I have also learned that I LOVE routine. So, to not have any sort of routine in the early days really disrupted my personal rhythm. I have since learned it is not about me anymore and, once I leaned into following her lead and meeting her particular needs, I started to feel a sense of comfort as a parent. Having a set weekly routine of outings and catch ups was key for me.
Also, having a great community of trusted people and professionals to reach out to for advice really helped. It truly does take a village, and once you’ve found your village, it is life changing as a parent. I do still trawl through Facebook groups to find out if our current phase is ‘normal’, but I think that is something I will forever be doing for peace of mind, haha!
Friends and support: I found the newborn stage quite hard. My saving grace in the early days of babyhood (and something I am still very thankful for), is the support system of my 'mum' friends (my angels) as well as my awesome husband. My husband and I are lucky to have a friend group with babies of similar ages, and to be able to call on them for advice was incredible.
Something about surrounding yourself with likeminded people in the same or similar situation, makes you feel so sane on the hard days. Getting out for a coffee and walk, visiting their homes for a change of scenery or simply just being in their presence on a hard day to laugh about it, was truly the best.
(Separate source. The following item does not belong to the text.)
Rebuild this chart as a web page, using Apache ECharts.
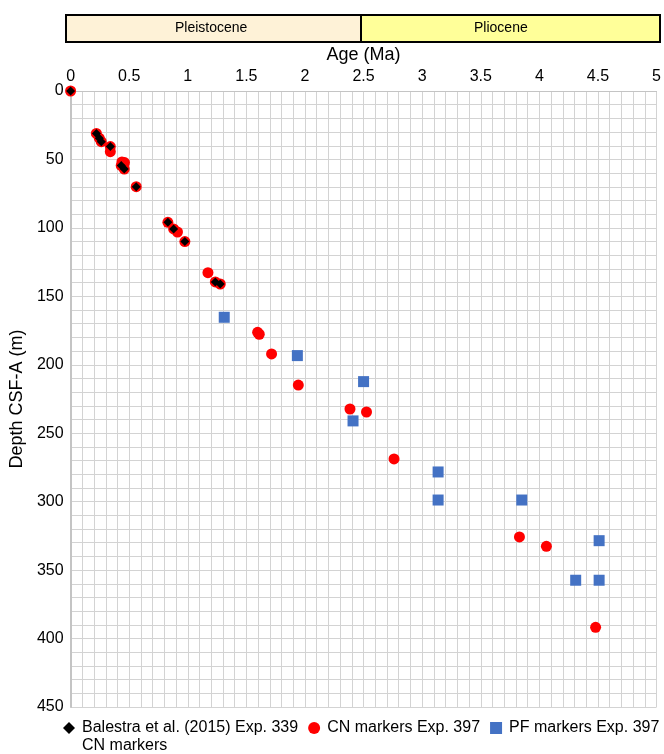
<!DOCTYPE html>
<html>
<head>
<meta charset="utf-8">
<script src="https://cdn.jsdelivr.net/npm/echarts@6/dist/echarts.min.js"></script>
<style>
html,body{margin:0;padding:0;background:#fff;}
#chart{width:664px;height:754px;}
</style>
</head>
<body>
<div id="chart"></div>
<script>
// Balestra et al. (2015) Exp. 339 CN markers
const balestraAge   = [0, 0.22, 0.245, 0.262, 0.339, 0.432, 0.458, 0.56, 0.83, 0.879, 0.975, 1.235, 1.277];
const balestraDepth = [0, 31, 34.5, 37, 40.6, 54.5, 57, 69.9, 95.9, 100.8, 110, 139.5, 141];

// CN markers Exp. 397
const cnAge   = [0, 0.22, 0.245, 0.262, 0.339, 0.339, 0.438, 0.46, 0.432, 0.458, 0.56, 0.83, 0.879, 0.912, 0.975, 1.172, 1.235, 1.277, 1.596, 1.61, 1.715, 1.943, 2.384, 2.525, 2.76, 3.83, 4.06, 4.48];
const cnDepth = [0, 31, 34.5, 37, 40.6, 44.3, 51.8, 52.3, 54.5, 57, 69.9, 95.9, 100.8, 103, 110, 132.7, 139.5, 141, 176.3, 177.7, 192.1, 214.8, 232.3, 234.5, 268.8, 325.8, 332.6, 391.8];

// PF markers Exp. 397
const pfAge   = [1.311, 1.935, 2.5, 2.41, 3.136, 3.136, 3.85, 4.51, 4.31, 4.51];
const pfDepth = [165.3, 193.3, 212.3, 241, 278.3, 298.8, 298.8, 328.5, 357.4, 357.4];

const seriesNames = ['Balestra et al. (2015) Exp. 339\nCN markers', 'CN markers Exp. 397', 'PF markers Exp. 397'];
const epochNames = ['Pleistocene', 'Pliocene'];

const zip = (a, b) => a.map((v, i) => [v, b[i]]);
const FONT = '"Liberation Sans", Arial, sans-serif';
const gridColor = '#d3d3d3';
const DIAMOND = 'path://M0,-1L1,0L0,1L-1,0Z';

const chart = echarts.init(document.getElementById('chart'), null, {renderer: 'canvas'});
chart.setOption({
  backgroundColor: '#fff',
  animation: false,
  textStyle: {fontFamily: FONT},
  grid: {left: 70, right: 4, top: 91, bottom: 47, containLabel: false},
  graphic: [
    {type: 'rect', left: 65, top: 14, shape: {width: 295, height: 27},
     style: {fill: '#FEF2D7', stroke: '#000', lineWidth: 2}},
    {type: 'rect', left: 360, top: 14, shape: {width: 299, height: 27},
     style: {fill: '#FFFF99', stroke: '#000', lineWidth: 2}},
    {type: 'text', top: 21, left: 175, style: {text: epochNames[0], fontSize: 14, fontFamily: FONT, fill: '#000'}},
    {type: 'text', top: 21, left: 474, style: {text: epochNames[1], fontSize: 14, fontFamily: FONT, fill: '#000'}}
  ],
  legend: {
    left: 63,
    top: 701,
    width: 650,
    padding: 0,
    itemWidth: 12,
    itemHeight: 12,
    itemGap: 10,
    textStyle: {fontSize: 16, color: '#000', fontFamily: FONT, lineHeight: 18, padding: [0, 0, 0, 2]},
    formatter: function (name) { return name === seriesNames[0] ? '\n' + name : name; },
    data: [
      {name: seriesNames[0], icon: DIAMOND},
      {name: seriesNames[1], icon: 'circle'},
      {name: seriesNames[2], icon: 'rect'}
    ]
  },
  xAxis: {
    type: 'value',
    position: 'top',
    min: 0, max: 5, interval: 0.5,
    name: 'Age (Ma)',
    nameLocation: 'middle',
    nameGap: 22,
    nameTextStyle: {fontSize: 18, color: '#000', fontFamily: FONT},
    axisLine: {show: true, lineStyle: {color: '#c4c4c4', width: 1}},
    axisTick: {show: false},
    axisLabel: {fontSize: 16, color: '#000', margin: 6, fontFamily: FONT},
    splitLine: {show: true, lineStyle: {color: gridColor, width: 1}},
    minorTick: {show: false, splitNumber: 5},
    minorSplitLine: {show: true, lineStyle: {color: gridColor, width: 1}}
  },
  yAxis: {
    type: 'value',
    inverse: true,
    min: 0, max: 450, interval: 50,
    name: 'Depth CSF-A (m)',
    nameLocation: 'middle',
    nameGap: 38,
    nameRotate: 90,
    nameTextStyle: {fontSize: 18, color: '#000', fontFamily: FONT},
    axisLine: {show: true, lineStyle: {color: '#c4c4c4', width: 2}},
    axisTick: {show: false},
    axisLabel: {fontSize: 16, color: '#000', margin: 7, fontFamily: FONT},
    splitLine: {show: true, lineStyle: {color: gridColor, width: 1}},
    minorTick: {show: false, splitNumber: 5},
    minorSplitLine: {show: true, lineStyle: {color: gridColor, width: 1}}
  },
  series: [
    {
      name: seriesNames[2], type: 'scatter', z: 2,
      symbol: 'rect', symbolSize: 11,
      itemStyle: {color: '#4472C4', opacity: 1},
      data: zip(pfAge, pfDepth)
    },
    {
      name: seriesNames[1], type: 'scatter', z: 3,
      symbol: 'circle', symbolSize: 11,
      itemStyle: {color: '#FF0000', opacity: 1},
      data: zip(cnAge, cnDepth)
    },
    {
      name: seriesNames[0], type: 'scatter', z: 4,
      symbol: DIAMOND, symbolSize: [9, 9],
      itemStyle: {color: '#000', opacity: 1},
      data: zip(balestraAge, balestraDepth)
    }
  ]
});
</script>
</body>
</html>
For me, being a first-time mother really stripped everything back to basics and taught me to enjoy the simplest things in life.
Reflecting on what I would do differently: It’s hard to decide on what I would do differently if my husband and I were to have a second child (or just for the sake of being critical of myself), but I would definitely lean on my support system more to have time to myself and try to go with the flow. As well as not putting pressure on myself that as a mother on maternity leave, it was my job and only my job to do everything for my baby. I now know that everything is a 'phase' with newborns growing into babies then into toddlers, and time does go by way too fast. I am so proud of the little person my daughter is becoming, she makes my heart sing everyday! Like one of my colleagues recently said, you very quickly find your new normal and it all becomes second nature.
Memories: I am thankful for the ten million photos I have of our journey together so far. It really illustrates how fast time does go by. My mission while on maternity leave was to be strict on filling out her baby book with information and photos. I also made sure to religiously print out photos and create albums (like my mum has of me growing up) as it is such a nostalgic journey looking back on how far we have come as a family and how much she has grown in such a short time. I’m hoping to keep this up so I have something tangible to treasure and look through when I want to reminisce (and show her when she’s older).